His collaboration with Davar extended beyond Ministry of Justice, and they had formed a party called the Radical Party and attracted many young professionals and Abdol-Hamid became the party secretary. Following the Davar's unfortunate suicide members of the Radical Party formed the Society for Young Professionals to assist with Reza Shah's rapid development programme for Iran.
He then moved to the Home Office as the Political Undersecretary. One of his first acts without waiting for the approval of the ministry was to bring an act of Parliament to make it illegal for Iranian women to marry Foreign subjects without the permission of the Home Office (or Ministry of Interior). The main reason for this was to put a stop to white slavery.

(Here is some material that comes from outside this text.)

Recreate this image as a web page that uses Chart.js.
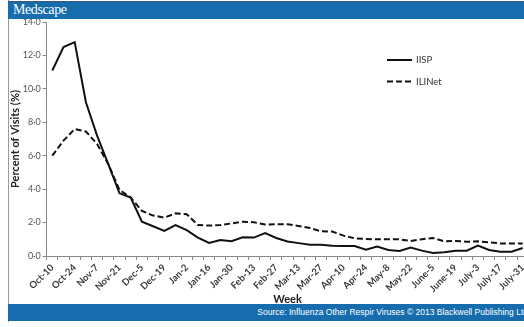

Because of his honesty, truthfulness and straightforwardness, it seems that Reza Shah had come to rely on Abdol-Hamid on many occasions to deal with urgent problems. When there was a Cholera epidemic in the southeastern province of Balouchestan, Reza Shah sent him to deal with the epidemic. To investigate smuggling in southern Iran from the Persian Gulf and irregularities in the Iranian Navy there, the Shah again turned to him. During this assignment that he worked with Admiral Bayandor who later became a casualty of the Allied invasion of Iran (a neutral country).
Reza Shah next appointed him as the head of School of Agriculture based in Karaj. Owing to scarcity of water, efficient agriculture is vital for Iran. As part of a gigantic effort to modernise the country the need for trained agriculturalists and technicians was identified and the Shah again wanted a reliable manager to implement the ideas. Hamid Hakimi established the newly founded college and in the beginning hired Austrian lecturers and specialists to get it underway.
After the invasion of neutral Iran by Allied forces in 1941 he joined the board of Agricultural Bank setup to provide financial assistance for development and modernisation of agriculture in Iran. Assistance was given to farmers to buy tractors and machinery in an effort to mechanise agriculture. He was responsible for construction of the Bank headquarters, the first 10 storey building in Iran designed by built entirely by Iranian engineers and builders.
One of the first ceremonies of Land Reform in Iran from the right: Minister of Agriculture
Arsanjani, Assadollah Alam, Mohammad Reza Shah Pahlavi, Ali Amini Prime Minister, Hamid Hakimi
He was also given the task of managing crown's agricultural properties by Mohammad Reza Shah Pahlavi (alternative biography and album) . The Shah was impressed by his work and appointed him as the Permanent Undersecretary for Department of Agriculture where he initiated the plan for land reform referred to earlier in the family's brief history one of the main reforms introduced by the Shah under his programme of reform called the White Revolution. The project was seen to completion later by Dr Arsanjani. The ministry building in Elizabeh Boulevard in Teheran is again one of Abdol-Hamid's projects.
Adbdol-Hamid has six children from two marriages to Nossrat Taslimi-Moghaddam and Homa Tavakoli. His eldest daughter Farzaneh died before him and his other children are Hashem, Parvaneh, Fataneh, Maryam and Majid. Abdol-Hamid spend his last years in Geneva with his children Majid and Maryam, but returned to Iran and passed away there on 3rd of Septmeber 1997.